Glover, Joshua
JOSHUA GLOVER
The Glover episode became a celebrated case elsewhere than in Wisconsin. Here it stirred public excitement to fever pitch and profoundly affected the course of future events in politics. Joshua Glover was a runaway slave, who sought asylum in Racine in the early part of 1854. Racine was a way station on the route of the underground railway, and the abolition sentiment had made considerable headway among its people. The Glover found employment in a local mill. Once learning of Glover's whereabouts, his Missouri master, B. S. Garland, procured a process in the United States District court and proceeded to Glover's shanty in company with two deputy United States marshals.
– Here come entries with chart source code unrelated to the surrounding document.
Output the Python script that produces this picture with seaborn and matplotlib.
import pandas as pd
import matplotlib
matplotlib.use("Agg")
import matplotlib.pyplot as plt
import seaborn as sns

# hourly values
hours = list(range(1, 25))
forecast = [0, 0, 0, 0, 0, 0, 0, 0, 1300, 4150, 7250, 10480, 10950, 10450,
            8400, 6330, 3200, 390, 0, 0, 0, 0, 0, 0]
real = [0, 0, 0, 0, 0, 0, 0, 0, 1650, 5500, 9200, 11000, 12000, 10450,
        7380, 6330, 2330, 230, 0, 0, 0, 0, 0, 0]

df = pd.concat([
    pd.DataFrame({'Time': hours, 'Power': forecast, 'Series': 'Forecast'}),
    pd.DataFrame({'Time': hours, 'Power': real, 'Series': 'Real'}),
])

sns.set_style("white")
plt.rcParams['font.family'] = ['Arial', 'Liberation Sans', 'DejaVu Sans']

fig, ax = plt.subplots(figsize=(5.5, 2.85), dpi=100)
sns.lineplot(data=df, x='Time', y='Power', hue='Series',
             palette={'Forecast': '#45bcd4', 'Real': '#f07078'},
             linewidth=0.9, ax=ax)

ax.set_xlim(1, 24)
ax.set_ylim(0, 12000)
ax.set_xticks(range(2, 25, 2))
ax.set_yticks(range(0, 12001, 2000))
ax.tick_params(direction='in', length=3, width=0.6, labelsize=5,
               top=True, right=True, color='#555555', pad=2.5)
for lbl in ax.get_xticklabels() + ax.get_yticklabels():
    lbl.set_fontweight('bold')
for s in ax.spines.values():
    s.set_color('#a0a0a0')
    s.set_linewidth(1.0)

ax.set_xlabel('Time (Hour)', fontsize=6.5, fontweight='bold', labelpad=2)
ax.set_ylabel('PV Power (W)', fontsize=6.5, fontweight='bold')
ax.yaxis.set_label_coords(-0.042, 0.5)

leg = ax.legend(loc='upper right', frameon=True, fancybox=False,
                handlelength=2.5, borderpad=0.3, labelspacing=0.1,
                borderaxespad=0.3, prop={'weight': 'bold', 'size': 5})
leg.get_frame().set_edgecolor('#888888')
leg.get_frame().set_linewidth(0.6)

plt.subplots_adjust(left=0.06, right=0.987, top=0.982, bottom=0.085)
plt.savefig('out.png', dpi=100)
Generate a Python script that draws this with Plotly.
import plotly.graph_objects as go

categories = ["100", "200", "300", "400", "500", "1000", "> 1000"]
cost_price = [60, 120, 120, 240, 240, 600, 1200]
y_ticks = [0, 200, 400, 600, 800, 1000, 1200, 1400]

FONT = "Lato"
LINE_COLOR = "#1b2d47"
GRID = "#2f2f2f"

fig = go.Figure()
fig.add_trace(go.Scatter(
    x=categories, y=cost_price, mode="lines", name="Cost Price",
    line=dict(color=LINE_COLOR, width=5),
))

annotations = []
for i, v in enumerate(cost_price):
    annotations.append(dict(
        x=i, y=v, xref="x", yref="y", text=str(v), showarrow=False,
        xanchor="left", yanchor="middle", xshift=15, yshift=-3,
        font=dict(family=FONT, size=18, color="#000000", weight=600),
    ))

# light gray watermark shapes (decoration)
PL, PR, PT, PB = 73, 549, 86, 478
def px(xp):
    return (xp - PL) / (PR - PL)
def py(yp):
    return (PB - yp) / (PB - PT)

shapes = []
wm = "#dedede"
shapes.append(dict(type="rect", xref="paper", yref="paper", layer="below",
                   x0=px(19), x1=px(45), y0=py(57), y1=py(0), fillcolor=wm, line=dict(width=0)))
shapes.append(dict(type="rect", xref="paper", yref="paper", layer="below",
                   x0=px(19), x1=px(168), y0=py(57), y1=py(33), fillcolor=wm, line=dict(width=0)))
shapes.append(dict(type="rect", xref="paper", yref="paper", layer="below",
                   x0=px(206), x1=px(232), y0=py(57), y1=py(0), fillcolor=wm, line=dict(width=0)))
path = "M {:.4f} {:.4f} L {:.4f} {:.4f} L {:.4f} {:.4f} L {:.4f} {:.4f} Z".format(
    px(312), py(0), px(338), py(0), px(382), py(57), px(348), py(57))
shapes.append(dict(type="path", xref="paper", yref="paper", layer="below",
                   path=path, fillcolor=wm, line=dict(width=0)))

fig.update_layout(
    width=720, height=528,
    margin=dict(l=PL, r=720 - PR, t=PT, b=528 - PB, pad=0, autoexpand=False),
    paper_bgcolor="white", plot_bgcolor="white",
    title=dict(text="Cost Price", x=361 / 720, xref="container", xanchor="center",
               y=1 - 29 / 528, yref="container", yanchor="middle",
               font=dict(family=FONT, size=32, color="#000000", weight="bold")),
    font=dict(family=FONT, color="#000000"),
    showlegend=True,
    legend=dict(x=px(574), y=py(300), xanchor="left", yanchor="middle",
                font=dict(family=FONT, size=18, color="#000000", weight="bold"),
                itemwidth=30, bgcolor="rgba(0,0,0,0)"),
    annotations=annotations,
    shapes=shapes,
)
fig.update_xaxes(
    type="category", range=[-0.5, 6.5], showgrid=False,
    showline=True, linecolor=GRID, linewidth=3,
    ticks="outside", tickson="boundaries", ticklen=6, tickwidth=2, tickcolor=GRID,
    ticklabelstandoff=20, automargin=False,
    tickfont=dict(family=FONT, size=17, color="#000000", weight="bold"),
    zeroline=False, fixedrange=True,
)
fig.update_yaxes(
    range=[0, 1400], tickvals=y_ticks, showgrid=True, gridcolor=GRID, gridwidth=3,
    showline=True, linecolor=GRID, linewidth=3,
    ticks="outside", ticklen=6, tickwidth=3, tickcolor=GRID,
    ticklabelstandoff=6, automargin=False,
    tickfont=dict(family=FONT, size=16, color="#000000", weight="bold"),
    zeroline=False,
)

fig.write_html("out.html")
Glover was in his little shanty engaged in playing cards when his master and the marshals surprised him. He jumped up, and while resisting arrest, one of the deputies knocked him down with a club and leveled a pistol at his head, while the others handcuffed him. In the words of Sherman M. Booth, whose subsequent connection with the case gave him national notoriety, the slave "was knocked down and handcuffed, dumped mangled and bleeding into a democrat wagon, and with a marshal's foot on his neck taken to Milwaukee and thrust into the county jail." When a hundred determined men landed by boat from Racine, formed in line and marched toward the jail, the public excitement in Milwaukee grew intense. Great crowds congregated around the county jail and gathered on the grounds adjacent to the courthouse.

There a great indignation meeting was held that ended in the storming of the jail. A mob led by John Ryecraft, battered down the jail doors, freed Glover and spirited him away to Canada. Glover's rescue gave rise to many legal complications and a great deal of litigation. The sheriff of Racine County arrested the slave-master and those who had aided in the capture of the fugitive, on a charge of assault. Garland obtained his release on a writ of habeas corpus. In the meantime the underground railway had conveyed the slave to Canada. Booth was arrested and a grand jury found a bill of indictment against him and two others. He appealed to the Supreme court for a writ of habeas corpus. The learned judges read long opinions declaring the Fugitive Slave law of 1850 unconstitutional.